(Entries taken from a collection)
——

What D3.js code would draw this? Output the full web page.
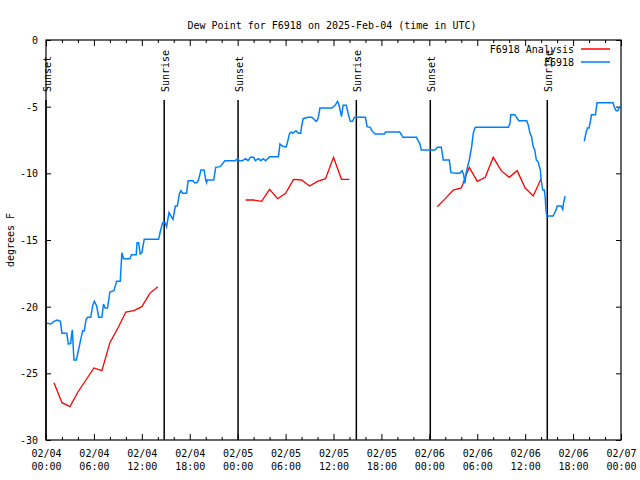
<!DOCTYPE html>
<html>
<head>
<meta charset="utf-8">
<script src="https://cdn.jsdelivr.net/npm/d3@7"></script>
<style>
  html, body { margin: 0; padding: 0; background: #fff; }
  svg { display: block; }
  text { font-family: "DejaVu Sans Mono", "Liberation Mono", monospace; font-size: 10px; fill: #000; }
</style>
</head>
<body>
<svg id="chart" width="640" height="480"></svg>
<script>
// ---------------- DATA ----------------
const titleText = "Dew Point for F6918 on 2025-Feb-04 (time in UTC)";
const yLabelText = "degrees F";
const startUTC = Date.UTC(2025, 1, 4, 0, 0);   // 2025-02-04 00:00 UTC
const endUTC = Date.UTC(2025, 1, 7, 0, 0);     // 2025-02-07 00:00 UTC

const yTicks = [0, -5, -10, -15, -20, -25, -30];
const xTickHours = [0, 6, 12, 18, 24, 30, 36, 42, 48, 54, 60, 66, 72];
const xTickLabels = [
  ["02/04", "00:00"], ["02/04", "06:00"], ["02/04", "12:00"], ["02/04", "18:00"],
  ["02/05", "00:00"], ["02/05", "06:00"], ["02/05", "12:00"], ["02/05", "18:00"],
  ["02/06", "00:00"], ["02/06", "06:00"], ["02/06", "12:00"], ["02/06", "18:00"],
  ["02/07", "00:00"]
];
const xMinorStepHours = 2;

// sun events (hours after 2025-02-04 00:00 UTC)
const sunsetHours = [0.0, 24.05, 48.12];
const sunriseHours = [14.8, 38.86, 62.77];

// F6918 Analysis (red) - hours after start, value degF; null = gap
const analysisHours = [1,2,3,4,5,6,7,8,9,10,11,12,13,14,
  null,
  25,26,27,28,29,30,31,32,33,34,35,36,37,38,
  null,
  49,50,51,52,53,54,55,56,57,58,59,60,61,62];
const analysisValues = [-25.7,-27.2,-27.5,-26.4,-25.5,-24.6,-24.8,-22.7,-21.6,-20.4,-20.3,-20.0,-19.0,-18.5,
  null,
  -12.0,-12.0,-12.1,-11.2,-11.9,-11.5,-10.45,-10.5,-10.95,-10.6,-10.4,-8.8,-10.45,-10.45,
  null,
  -12.5,-11.9,-11.25,-11.1,-9.55,-10.6,-10.3,-8.8,-9.8,-10.3,-9.8,-11.1,-11.7,-10.4];

// F6918 station observations (blue)
const stationHours = [
  0.1,0.6,1.0,1.4,1.8,2.0,2.6,2.8,3.1,3.2,3.3,3.5,3.8,4.3,4.6,4.8,5.0,5.2,5.6,5.85,
  6.05,6.35,6.6,7.0,7.2,7.4,7.7,8.0,8.5,8.85,9.3,9.5,9.7,10.5,10.7,11.3,11.4,11.6,11.8,12.0,
  12.3,14.1,14.3,14.6,14.9,15.1,15.4,15.9,16.2,16.45,16.7,16.9,17.1,17.6,17.8,18.4,18.6,18.9,19.1,19.4,
  19.8,20.0,20.1,20.2,21.0,21.25,21.8,22.4,23.7,24.0,24.2,24.6,25.0,25.3,25.6,26.0,26.2,26.6,26.9,27.2,
  27.5,28.0,29.1,29.3,29.6,29.9,30.1,30.5,30.7,30.9,31.3,31.6,31.9,32.0,32.2,32.8,33.3,33.5,33.8,33.9,
  34.1,34.3,35.8,36.2,36.5,36.7,37.0,37.2,37.6,37.9,38.1,38.4,38.6,40.0,40.2,40.6,40.8,41.2,42.4,42.5,
  44.3,44.7,46.4,46.6,46.8,47.0,48.7,49.0,49.5,49.75,50.5,50.7,51.4,51.8,52.1,52.3,52.45,52.6,52.75,53.0,
  53.3,53.5,53.7,53.8,57.9,58.1,58.2,58.7,59.2,60.2,60.4,60.6,60.8,61.0,61.2,61.4,61.6,61.9,62.0,62.2,
  62.4,62.5,62.6,62.7,63.5,63.9,64.0,64.5,64.7,64.8,65.0,
  null,
  67.4,67.6,67.8,68.0,68.2,68.3,68.8,69.0,71.0,71.2,71.4,71.6,71.8,72.0
];
const stationValues = [
  -21.25,-21.3,-21.1,-21.0,-21.1,-22.0,-22.0,-22.8,-22.75,-22.1,-21.75,-24.0,-24.0,-22.6,-21.8,-21.8,-21.0,-20.8,-20.8,-19.9,
  -19.6,-19.95,-20.8,-20.8,-19.8,-20.1,-20.1,-18.9,-18.8,-18.1,-18.1,-15.95,-16.4,-16.4,-16.1,-16.1,-15.2,-15.2,-16.05,-15.95,
  -14.95,-14.95,-14.4,-13.7,-13.7,-14.0,-12.95,-13.45,-12.45,-12.45,-11.55,-11.3,-11.5,-11.5,-10.55,-10.55,-10.7,-10.7,-10.5,-9.75,
  -9.75,-10.5,-10.7,-10.5,-10.5,-9.55,-9.5,-9.05,-9.05,-8.9,-9.05,-9.05,-8.9,-9.05,-8.8,-8.8,-9.05,-8.9,-9.05,-8.9,
  -9.05,-8.75,-8.75,-7.8,-7.95,-8.0,-8.0,-7.0,-6.9,-7.0,-6.8,-7.0,-7.0,-6.5,-5.9,-5.8,-5.8,-5.9,-6.1,-6.1,
  -5.8,-5.1,-5.1,-4.9,-4.6,-4.9,-5.75,-4.9,-4.9,-5.65,-6.1,-6.1,-5.8,-5.8,-6.5,-6.55,-6.8,-7.05,-7.05,-6.9,
  -6.9,-7.3,-7.3,-7.55,-7.75,-8.25,-8.25,-8.05,-8.05,-9.0,-9.0,-9.95,-10.0,-10.0,-9.8,-10.1,-10.75,-10.0,-9.6,-9.0,
  -8.0,-7.0,-6.6,-6.55,-6.55,-6.25,-5.6,-5.6,-6.05,-6.05,-6.4,-7.0,-7.25,-8.0,-8.25,-9.0,-9.1,-9.75,-10.5,-11.25,
  -11.25,-11.75,-12.7,-13.2,-13.2,-12.7,-12.45,-12.45,-12.7,-12.25,-11.7,
  null,
  -7.6,-7.0,-6.6,-6.6,-6.0,-5.6,-5.6,-4.7,-4.7,-5.1,-5.3,-5.3,-5.05,-5.0
];

const seriesNames = ["F6918 Analysis", "F6918"];
const seriesColors = ["#ff0000", "#0080ff"];

// ---------------- CHART ----------------
const HOUR = 3600 * 1000;
const toDate = h => new Date(startUTC + h * HOUR);

const svg = d3.select("#chart");
const margin = {left: 46, right: 19, top: 40, bottom: 40};
const W = 640, H = 480;

const x = d3.scaleUtc()
  .domain([new Date(startUTC), new Date(endUTC)])
  .range([margin.left, W - margin.right]);
const y = d3.scaleLinear()
  .domain([-30, 0])
  .range([H - margin.bottom, margin.top]);

const x0 = x.range()[0], x1 = x.range()[1];
const y0 = y.range()[1], y1 = y.range()[0];

// title
svg.append("text")
  .attr("x", 332).attr("y", 29)
  .attr("text-anchor", "middle")
  .text(titleText);

// y label
svg.append("text")
  .attr("transform", `translate(10,${(y0 + y1) / 2}) rotate(-90)`)
  .attr("text-anchor", "middle")
  .attr("dominant-baseline", "central")
  .text(yLabelText);

// left axis (labels)
const yAxis = d3.axisLeft(y).tickValues(yTicks).tickSizeInner(-5).tickSizeOuter(0).tickPadding(8)
  .tickFormat(d => String(d));
const gy = svg.append("g").attr("transform", `translate(${x0},0)`).call(yAxis);
gy.select(".domain").remove();
gy.selectAll("text").style("font-family", null).style("font-size", null).attr("dy", "0.35em");
gy.attr("font-family", null).attr("font-size", null);

// right axis ticks
const gyr = svg.append("g").attr("transform", `translate(${x1},0)`)
  .call(d3.axisRight(y).tickValues(yTicks).tickSizeInner(-5).tickSizeOuter(0).tickFormat(""));
gyr.select(".domain").remove();

// bottom axis major
const xAxis = d3.axisBottom(x).tickValues(xTickHours.map(toDate)).tickSizeInner(-6).tickSizeOuter(0).tickPadding(10)
  .tickFormat("");
const gx = svg.append("g").attr("transform", `translate(0,${y1})`).call(xAxis);
gx.select(".domain").remove();
gx.attr("font-family", null).attr("font-size", null);
gx.selectAll(".tick").each(function(d, i) {
  const t = d3.select(this).select("text");
  t.attr("dy", null);
  t.append("tspan").attr("x", 0).attr("dy", "0.71em").text(xTickLabels[i][0]);
  t.append("tspan").attr("x", 0).attr("dy", "1.27em").text(xTickLabels[i][1]);
});

// minor ticks (bottom and top)
const minorHours = d3.range(0, 72 + 0.001, xMinorStepHours).filter(h => h % 6 !== 0);
const gxm = svg.append("g").attr("transform", `translate(0,${y1})`)
  .call(d3.axisBottom(x).tickValues(minorHours.map(toDate)).tickSizeInner(-3).tickSizeOuter(0).tickFormat(""));
gxm.select(".domain").remove();
const gxt = svg.append("g").attr("transform", `translate(0,${y0})`)
  .call(d3.axisTop(x).tickValues(xTickHours.map(toDate)).tickSizeInner(-6).tickSizeOuter(0).tickFormat(""));
gxt.select(".domain").remove();
const gxtm = svg.append("g").attr("transform", `translate(0,${y0})`)
  .call(d3.axisTop(x).tickValues(minorHours.map(toDate)).tickSizeInner(-3).tickSizeOuter(0).tickFormat(""));
gxtm.select(".domain").remove();

// frame
svg.append("rect")
  .attr("x", x0).attr("y", y0).attr("width", x1 - x0).attr("height", y1 - y0)
  .attr("fill", "none").attr("stroke", "#000").attr("stroke-width", 1.2);

// sun lines
const sunEvents = sunsetHours.map(h => ({h, label: "Sunset"}))
  .concat(sunriseHours.map(h => ({h, label: "Sunrise"})));
sunEvents.forEach(ev => {
  const xp = x(toDate(ev.h));
  svg.append("line")
    .attr("x1", xp).attr("x2", xp).attr("y1", 100).attr("y2", y1)
    .attr("stroke", "#000").attr("stroke-width", 1.5);
  svg.append("text")
    .attr("transform", `translate(${xp + 1},92) rotate(-90)`)
    .attr("text-anchor", "start")
    .attr("dominant-baseline", "central")
    .text(ev.label);
});

// lines
function makeSeries(hours, values) {
  return hours.map((h, i) => (h === null || values[i] === null) ? null : {t: toDate(h), v: values[i]});
}
const line = d3.line()
  .defined(d => d !== null)
  .x(d => x(d.t))
  .y(d => y(d.v));

svg.append("clipPath").attr("id", "plotclip").append("rect")
  .attr("x", x0).attr("y", y0).attr("width", x1 - x0).attr("height", y1 - y0);

svg.append("path")
  .datum(makeSeries(analysisHours, analysisValues))
  .attr("clip-path", "url(#plotclip)")
  .attr("fill", "none").attr("stroke", seriesColors[0]).attr("stroke-width", 1.3)
  .attr("d", line);

svg.append("path")
  .datum(makeSeries(stationHours, stationValues))
  .attr("clip-path", "url(#plotclip)")
  .attr("fill", "none").attr("stroke", seriesColors[1]).attr("stroke-width", 1.5)
  .attr("d", line);

// legend
const legendY = [49, 62];
seriesNames.forEach((name, i) => {
  svg.append("text")
    .attr("x", 574).attr("y", legendY[i])
    .attr("text-anchor", "end")
    .attr("dominant-baseline", "central")
    .text(name);
  svg.append("line")
    .attr("x1", 581).attr("x2", 610).attr("y1", legendY[i]).attr("y2", legendY[i])
    .attr("stroke", seriesColors[i]).attr("stroke-width", 1.5);
});
</script>
</body>
</html>
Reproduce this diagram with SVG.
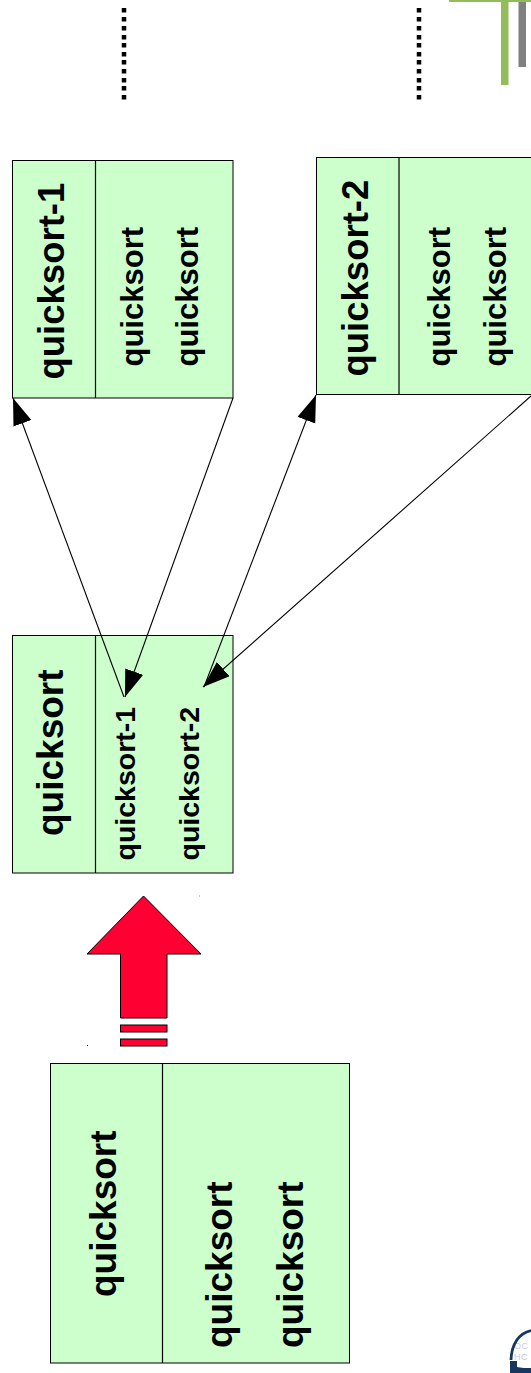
<svg xmlns="http://www.w3.org/2000/svg" width="531" height="1373" viewBox="0 0 531 1373">
<style>
.box{fill:#ccffcc;stroke:#000;stroke-width:1}
.div{stroke:#000;stroke-width:1.200;fill:none}
text{font-family:"Liberation Sans",Arial,sans-serif;font-weight:bold;fill:#000}
.t37{font-size:37px}.t365{font-size:36.500px}.t31{font-size:31px}.t29{font-size:28.500px}
.c{stroke:#000;stroke-width:1.100;fill:none;marker-end:url(#ah)}
.lg{font-size:9px;font-weight:normal;fill:#c9c9ea;letter-spacing:.5px}
</style>
<defs>
<marker id="ah" markerUnits="userSpaceOnUse" markerWidth="29" markerHeight="21" refX="27" refY="9.500" orient="auto"><path d="M0,0L27,9.500L0,19Z" fill="#000"/></marker>
<g id="dots"><rect x="0" y="8" width="4.500" height="4.500"/><rect x="0" y="17" width="4.500" height="4.500"/><rect x="0" y="26" width="4.500" height="4.500"/><rect x="0" y="35" width="4.500" height="4.500"/><rect x="0" y="43" width="4.500" height="4.500"/><rect x="0" y="52" width="4.500" height="4.500"/><rect x="0" y="60" width="4.500" height="4.500"/><rect x="0" y="69" width="4.500" height="4.500"/><rect x="0" y="78" width="4.500" height="4.500"/><rect x="0" y="86" width="4.500" height="4.500"/><rect x="0" y="95" width="4.500" height="4.500"/></g>
</defs>
<rect width="531" height="1373" fill="#fff"/>
<g id="decor">
<rect x="449" y="0" width="82" height="2" fill="#93bd5b"/>
<rect x="501" y="0" width="7.500" height="85" fill="#93bd5b"/>
<rect x="518.500" y="2" width="7.500" height="65" fill="#808080"/>
<use href="#dots" x="121.750" y="0"/>
<use href="#dots" x="416.750" y="0"/>
<rect x="199" y="895.500" width="1" height="1" fill="#888"/>
<rect x="87" y="1045" width="1" height="1" fill="#000"/>
</g>
<g id="quicksort-1">
<rect class="box" x="12.500" y="160.500" width="220.500" height="237.500"/>
<path class="div" d="M95.500 160.500V398"/>
<text class="t365" transform="translate(63.500 379.500) rotate(-90)">quicksort-1</text>
<text class="t31" transform="translate(142.500 366.500) rotate(-90)">quicksort</text>
<text class="t31" transform="translate(198 366.500) rotate(-90)">quicksort</text>
</g>
<g id="quicksort-2">
<rect class="box" x="316.500" y="157.500" width="220" height="237"/>
<path class="div" d="M399 157.500V394.500"/>
<text class="t365" transform="translate(368 376.500) rotate(-90)">quicksort-2</text>
<text class="t31" transform="translate(450 366.500) rotate(-90)">quicksort</text>
<text class="t31" transform="translate(506 366.500) rotate(-90)">quicksort</text>
</g>
<g id="quicksort">
<rect class="box" x="12.500" y="635.500" width="220.500" height="237.500"/>
<path class="div" d="M95.500 635.500V873"/>
<text class="t37" transform="translate(63 836) rotate(-90)">quicksort</text>
<text class="t29" transform="translate(135 860.500) rotate(-90)">quicksort-1</text>
<text class="t29" transform="translate(199 860.500) rotate(-90)">quicksort-2</text>
</g>
<g id="quicksort-large">
<rect class="box" x="50.500" y="1063.500" width="299" height="299.500"/>
<path class="div" d="M162.500 1063.500V1363"/>
<text class="t37" transform="translate(116 1297) rotate(-90)">quicksort</text>
<text class="t37" transform="translate(232 1348) rotate(-90)">quicksort</text>
<text class="t37" transform="translate(303 1348) rotate(-90)">quicksort</text>
</g>
<g id="red-arrow" fill="#ff0033" stroke="#000" stroke-width="1">
<path d="M143.500 896L201 954H167V1018H120.500V954H87Z"/>
<rect x="120.500" y="1025" width="46.500" height="7"/>
<rect x="120.500" y="1039" width="46.500" height="7"/>
</g>
<g id="connectors">
<path class="c" d="M124 697L13 398"/>
<path class="c" d="M233 398L125 697"/>
<path class="c" d="M204 687L316 395"/>
<path class="c" d="M531 396L203 687"/>
</g>
<g id="logo">
<text class="lg" x="514" y="1349">OC</text>
<text class="lg" x="514" y="1360">HC</text>
<path d="M511 1360C511.500 1344 519 1333 531 1330.500" fill="none" stroke="#17375e" stroke-width="2.800"/>
<path d="M510 1361H517V1367C521 1368 526 1368 531 1368V1373H510Z" fill="#17375e"/>
</g>
</svg>
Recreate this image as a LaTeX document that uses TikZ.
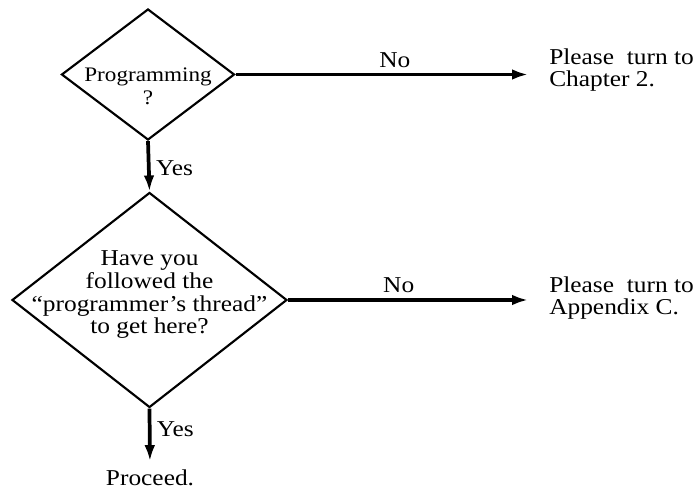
\documentclass[tikz,border=0pt]{standalone}
\usepackage{fontspec}
\setmainfont{Liberation Serif}[FakeStretch=1.12]
\usetikzlibrary{shapes.geometric,arrows.meta}
\tikzset{
  decision/.style={diamond, draw, line width=1.6pt, inner sep=0pt},
  flow/.style={line width=2.8pt, -{Latex[length=12pt,width=8pt]}},
  answer/.style={font=\fontsize{17}{17}\selectfont, inner sep=0pt, align=left, anchor=west},
  qtext/.style={font=\fontsize{17}{17}\selectfont, inner sep=0pt, align=center},
  tag/.style={font=\fontsize{17}{17}\selectfont, inner sep=0pt}
}
\begin{document}
\begin{tikzpicture}[x=0.75pt,y=0.75pt,yscale=-1,xscale=1]
    \useasboundingbox (0,0) rectangle (694,491);
    %Questions
    \node[decision, minimum width=129.75pt, minimum height=98.25pt] (prog) at (148,74.5) {};
    \node[qtext, font=\fontsize{15.5}{17}\selectfont] (progtxt) at (148,86) {Programming\\?};
    \node[decision, minimum width=206.25pt, minimum height=161.25pt] (thread) at (149.5,300) {};
    \node[qtext] (threadtxt) at (149.5,295) {Have you\\followed the\\``programmer's thread''\\to get here?};
    %Answers
    \node[answer] (chap) at (549,70) {Please\ \ turn to\\Chapter 2.};
    \node[answer] (appx) at (549,298) {Please\ \ turn to\\Appendix C.};
    \node[tag] (proceed) at (150,478) {Proceed.};
    %No
    \draw[flow, shorten >=15.75pt] (prog.east) -- (prog.east -| chap.west) node[tag, pos=0.508, above=4pt] {No};
    \draw[flow, shorten >=15.75pt] (thread.east) -- (thread.east -| appx.west) node[tag, pos=0.424, above=4pt] {No};
    %Yes
    \draw[flow] (prog.south) -- (thread.north) node[tag, pos=0.54, right=4pt] {Yes};
    \draw[flow, shorten >=6.4pt] (thread.south) -- (proceed.north) node[tag, pos=0.33, right=4pt] {Yes};
\end{tikzpicture}
\end{document}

——

YOUR INSTRUCTIONS: Select the lines that carry the string "this" and copy them.

TASK OUTPUT:
What D3.js code would draw this? Output the full web page.
  const t = d3.select(this).select("text");
Reproduce this diagram with SVG.
Recreate this image as a LaTeX document that uses TikZ.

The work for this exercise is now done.